- To be done: Quote the data exactly, first line to the line containing "plt.rcParams['font.family'] = ['Liberation", with no pictures.

─── Supplied data

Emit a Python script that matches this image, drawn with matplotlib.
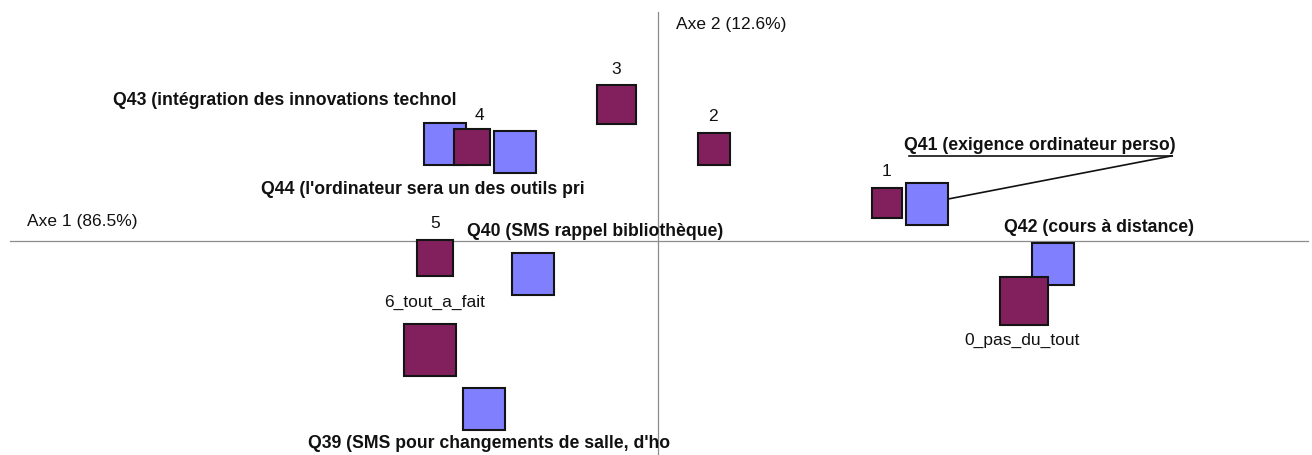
import matplotlib
matplotlib.use("Agg")
import matplotlib.pyplot as plt
from matplotlib.patches import Rectangle
import numpy as np

plt.rcParams['font.family'] = ['Liberation Sans', 'DejaVu Sans']

# Modalities (answer levels)
mod_labels = ["0_pas_du_tout", "1", "2", "3", "4", "5", "6_tout_a_fait"]
mod_x = [0.914, 0.573, 0.140, -0.104, -0.464, -0.558, -0.570]
mod_y = [-0.151, 0.094, 0.231, 0.341, 0.235, -0.043, -0.273]
mod_mass = [0.218, 0.085, 0.097, 0.144, 0.122, 0.122, 0.256]

# Questions
q_labels = ["Q39 (SMS pour changements de salle, d'ho",
            "Q40 (SMS rappel bibliothèque)",
            "Q41 (exigence ordinateur perso)",
            "Q42 (cours à distance)",
            "Q43 (intégration des innovations technol",
            "Q44 (l'ordinateur sera un des outils pri"]
q_x = [-0.435, -0.313, 0.673, 0.988, -0.533, -0.358]
q_y = [-0.419, -0.083, 0.093, -0.058, 0.243, 0.223]
q_mass = [1/6] * 6

axis1_label = "Axe 1 (86.5%)"
axis2_label = "Axe 2 (12.6%)"

W, H, DPI = 1312, 456, 100
fig = plt.figure(figsize=(W / DPI, H / DPI), dpi=DPI)
ax = fig.add_axes([0, 0, 1, 1])
SCALE = 400.0  # pixels per unit
ax.set_xlim(-658 / SCALE, (W - 658) / SCALE)
ax.set_ylim(-(H - 242) / SCALE, 242 / SCALE)
ax.axis('off')

# axes lines
ax.plot([(10 - 658) / SCALE, (1308 - 658) / SCALE], [0, 0], color='#8c8c8c', lw=0.9, zorder=1)
ax.plot([0, 0], [-(H - 242) / SCALE, (242 - 13) / SCALE], color='#8c8c8c', lw=0.9, zorder=1)

ax.text((27 - 658) / SCALE, (242 - 222) / SCALE, axis1_label, fontsize=12.5,
        ha='left', va='center', color='#111111')
ax.text((676 - 658) / SCALE, (242 - 24) / SCALE, axis2_label, fontsize=12.5,
        ha='left', va='center', color='#111111')

BLUE = '#8080ff'
PURPLE = '#82205e'
EDGE = '#141414'
BASE_SIDE = 42 / SCALE


def square(x, y, mass, color):
    side = BASE_SIDE * np.sqrt(6 * mass)
    ax.add_patch(Rectangle((x - side / 2, y - side / 2), side, side,
                           facecolor=color, edgecolor=EDGE, lw=1.5, zorder=3))
    return side


for x, y, m in zip(q_x, q_y, q_mass):
    square(x, y, m, BLUE)
for x, y, m in zip(mod_x, mod_y, mod_mass):
    square(x, y, m, PURPLE)

# label offsets in pixels (dx, dy) from square center
mod_off = {"0_pas_du_tout": (-2, -38.5), "1": (-1, 32.5), "2": (-1, 33.5),
           "3": (0, 36.5), "4": (7, 33), "5": (0, 36), "6_tout_a_fait": (5, 49)}
q_off = [(5, -33.5), (62, 44), (113, 59), (46, 38), (-160, 44), (-92, -37)]

for lab, x, y in zip(mod_labels, mod_x, mod_y):
    dx, dy = mod_off[lab]
    ax.annotate(lab, (x, y), xytext=(dx, dy), textcoords='offset pixels',
                ha='center', va='center', fontsize=12.5, color='#111111', zorder=5)

for i, (lab, x, y) in enumerate(zip(q_labels, q_x, q_y)):
    dx, dy = q_off[i]
    ax.annotate(lab, (x, y), xytext=(dx, dy), textcoords='offset pixels',
                ha='center', va='center', fontsize=12.7, fontweight='bold',
                color='#111111', zorder=5)

# Q41 underline and leader line
qx, qy = q_x[2], q_y[2]
ux0 = qx + (909 - 927) / SCALE
ux1 = qx + (1172 - 927) / SCALE
uy = qy + (205 - 157) / SCALE
ax.plot([ux0, ux1], [uy, uy], color='#111111', lw=1.2, zorder=4)
ax.plot([ux1, qx + (949 - 927) / SCALE], [uy, qy + (205 - 200) / SCALE],
        color='#111111', lw=1.2, zorder=4)

fig.savefig("out.png", dpi=DPI, facecolor='white')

──────

- Solution:
Emit a Python script that matches this image, drawn with matplotlib.
import matplotlib
matplotlib.use("Agg")
import matplotlib.pyplot as plt
from matplotlib.patches import Rectangle
import numpy as np

plt.rcParams['font.family'] = ['Liberation Sans', 'DejaVu Sans']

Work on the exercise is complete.